Recently, I’ve been doing a lot of reflecting of my “busy” schedule. Why is it so busy? What is taking up my time? What do I want to be spending the most time on/ give my attention to? Where am I lacking or do I need to redirect my attention to?
The idea of rest isn’t a new concept. In fact, “rest time” is frequently given to children when they need a moment to reset. Or maybe it’s really a moment for the Mom — I’m not entirely sure at this point in my life. But I decided that this is something that I needed to incorporate again.
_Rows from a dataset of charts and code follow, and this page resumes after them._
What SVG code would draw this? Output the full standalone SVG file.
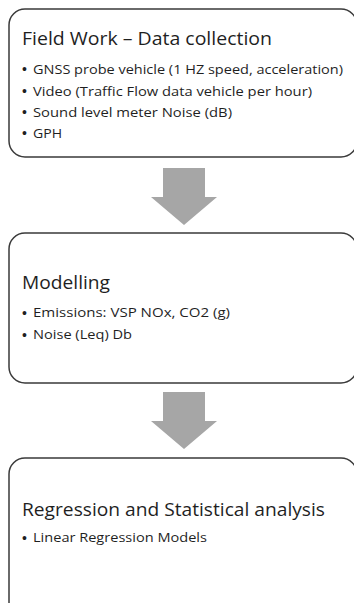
<svg xmlns="http://www.w3.org/2000/svg" width="354" height="603" viewBox="0 0 354 603">
  <style>
    .box { fill: #ffffff; stroke: #3a3a3a; stroke-width: 1.5; }
    .flow { fill: #a6a6a6; stroke: none; }
    .title { font-family: "Open Sans", "Liberation Sans", sans-serif; font-size: 17.5px; fill: #1f1f1f; }
    .item { font-family: "Open Sans", "Liberation Sans", sans-serif; font-size: 13px; fill: #1f1f1f; }
    .mark { font-family: "Liberation Sans", "Open Sans", sans-serif; font-size: 14px; fill: #1f1f1f; }
  </style>
  <defs>
    <!-- down-pointing block arrow, drawn with its top-left shaft corner at 0,0 -->
    <polygon id="down-arrow" points="0,0 42,0 42,29 54,29 21,57 -12,29 0,29"/>
  </defs>
  <rect width="354" height="603" fill="#ffffff"/>

  <g id="connectors">
    <use href="#down-arrow" class="flow" x="163" y="168"/>
    <use href="#down-arrow" class="flow" x="163" y="392"/>
  </g>

  <g id="field-work">
    <rect class="box" x="9" y="9" width="348" height="148" rx="16"/>
    <text class="title" x="22" y="44.5" textLength="250" lengthAdjust="spacingAndGlyphs">Field Work – Data collection</text>
    <text class="mark" x="22" y="74">•</text>
    <text class="item" x="33" y="73.5" textLength="310" lengthAdjust="spacingAndGlyphs">GNSS probe vehicle (1 HZ speed, acceleration)</text>
    <text class="mark" x="22" y="96">•</text>
    <text class="item" x="33" y="95.5" textLength="279" lengthAdjust="spacingAndGlyphs">Video (Traffic Flow data vehicle per hour)</text>
    <text class="mark" x="22" y="117">•</text>
    <text class="item" x="33" y="116.5" textLength="199" lengthAdjust="spacingAndGlyphs">Sound level meter Noise (dB)</text>
    <text class="mark" x="22" y="138">•</text>
    <text class="item" x="33" y="137.5" textLength="29" lengthAdjust="spacingAndGlyphs">GPH</text>
  </g>

  <g id="modelling">
    <rect class="box" x="9" y="233" width="348" height="150" rx="16"/>
    <text class="title" x="22" y="288.5" textLength="88" lengthAdjust="spacingAndGlyphs">Modelling</text>
    <text class="mark" x="22" y="317.5">•</text>
    <text class="item" x="33" y="317" textLength="197" lengthAdjust="spacingAndGlyphs">Emissions: VSP NOx, CO2 (g)</text>
    <text class="mark" x="22" y="339.5">•</text>
    <text class="item" x="33" y="339" textLength="99" lengthAdjust="spacingAndGlyphs">Noise (Leq) Db</text>
  </g>

  <g id="regression">
    <rect class="box" x="9" y="458" width="348" height="160" rx="16"/>
    <text class="title" x="22" y="516" textLength="303" lengthAdjust="spacingAndGlyphs">Regression and Statistical analysis</text>
    <text class="mark" x="22" y="542.5">•</text>
    <text class="item" x="33" y="542" textLength="174" lengthAdjust="spacingAndGlyphs">Linear Regression Models</text>
  </g>
</svg>
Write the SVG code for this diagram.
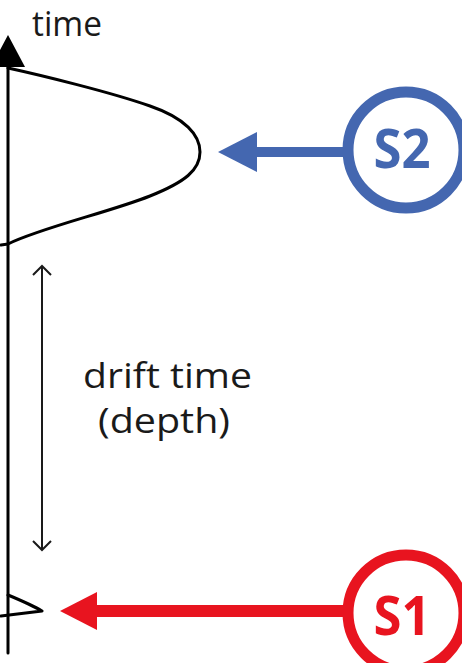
<svg xmlns="http://www.w3.org/2000/svg" width="462" height="663" viewBox="0 0 462 663">
  <style>
    .ink { fill: none; stroke: #000; stroke-width: 3; stroke-linejoin: round; stroke-linecap: round; }
    .thin { fill: none; stroke: #1a1a1a; stroke-width: 2; }
    .label { font-family: "Open Sans", "Liberation Sans", sans-serif; font-size: 35px; fill: #1a1a1a; }
    .badge-text { font-family: "Open Sans", "Liberation Sans", sans-serif; font-weight: bold; font-size: 54px; text-anchor: middle; }
    .blue { stroke: #4467b0; }
    .red { stroke: #e8141f; }
  </style>
  <defs>
    <marker id="chev" viewBox="0 0 20 20" refX="10" refY="10" markerWidth="20" markerHeight="20" markerUnits="userSpaceOnUse" orient="auto-start-reverse">
      <path d="M1,1 L10,10 L1,19" fill="none" stroke="#1a1a1a" stroke-width="2"/>
    </marker>
  </defs>
  <rect width="462" height="663" fill="#fff"/>

  <!-- time axis -->
  <g id="axis">
    <line class="ink" x1="8" y1="653" x2="8" y2="60" stroke-linecap="butt"/>
    <polygon points="8,35 25,67 -9,67" fill="#000"/>
    <text class="label" x="32" y="36" font-size="32" textLength="70" lengthAdjust="spacingAndGlyphs">time</text>
  </g>

  <!-- broad pulse (later arrival) -->
  <g id="pulse-s2">
    <path class="ink" d="M8,68 C40,75 110,92 150,106 C185,118 200,135 200,152 C200,170 185,182 150,196 C110,212 40,228 8,244 L1,245"/>
  </g>

  <!-- narrow pulse (early arrival) -->
  <g id="pulse-s1">
    <path class="ink" d="M8,595 C20,600 32,605 42,611 L1,616"/>
  </g>

  <!-- drift interval -->
  <g id="drift">
    <line class="thin" x1="42" y1="266" x2="42" y2="550" marker-start="url(#chev)" marker-end="url(#chev)"/>
    <text class="label" x="83" y="388" textLength="169" lengthAdjust="spacingAndGlyphs">drift time</text>
    <text class="label" x="98" y="433" textLength="132" lengthAdjust="spacingAndGlyphs">(depth)</text>
  </g>

  <!-- source badges -->
  <g id="s2">
    <circle cx="406" cy="150" r="58" fill="#fff" stroke="#4467b0" stroke-width="11"/>
    <text class="badge-text" x="402" y="168" fill="#4467b0" textLength="57" lengthAdjust="spacingAndGlyphs">S2</text>
  </g>
  <g id="s1">
    <circle cx="406" cy="613" r="58" fill="#fff" stroke="#e8141f" stroke-width="11"/>
    <text class="badge-text" x="402" y="635" fill="#e8141f" textLength="57" lengthAdjust="spacingAndGlyphs">S1</text>
  </g>

  <!-- connectors -->
  <g id="connectors">
    <line class="blue" x1="250" y1="152" x2="344" y2="152" stroke-width="10"/>
    <polygon points="218,152 257,132 257,172" fill="#4467b0"/>
    <line class="red" x1="90" y1="611" x2="344" y2="611" stroke-width="12"/>
    <polygon points="60,611 97,592 97,630" fill="#e8141f"/>
  </g>
</svg>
The timing of this reflection is nothing short of God’s timing. This past week, Shauna Niequist released her most recent novel, Present Over Perfect, and it has been speaking directly to my busy heart. It has been causing me to pause. Reflect. Rest. Spend some much needed quiet time, listening to worship music and painting. You probably know some of this if you follow me on instagram 🙂
Side Note: If you haven’t heard about this book or you haven’t purchased it yet, you should. This is worth your time and your limited moments. I was not forced to talk about this book, nor am I paid for my opinions. It is purely how I feel.
But what this past week has taught me the most is what I am seriously lacking. I am lacking not in a moment of silence or sitting, but in sweet, quiet moments with my Savior. This is hard for me to say. I feel a deep connection with Shauna and her idea of needing to be perfect, having all my ducks in a row, and everything mapped out and going as scheduled. These schedules and plans are the things filling my time. I will buy all the inspiring books under the sun that ultimately sit on my shelf collecting dust to hopefully one day be read. Try and do all the right things, but if I’m not pausing and resting with my Savior, how am I allowing him to work in me, stretch me, and give me the rest I ultimately crave?
This past weekend has been nothing but precious to me. I want to create, just like my God does. I want to connect with him on that level and in order to do that, I have to make time for him.
So where do I go from here?
My life is going to start doing some shifting. Priorities need to be made in certain aspects of my life and given less in others. My reflecting and rest will continue, especially as I learn how make it apart of my day to day.
Thank you for reading this outpour of my heart.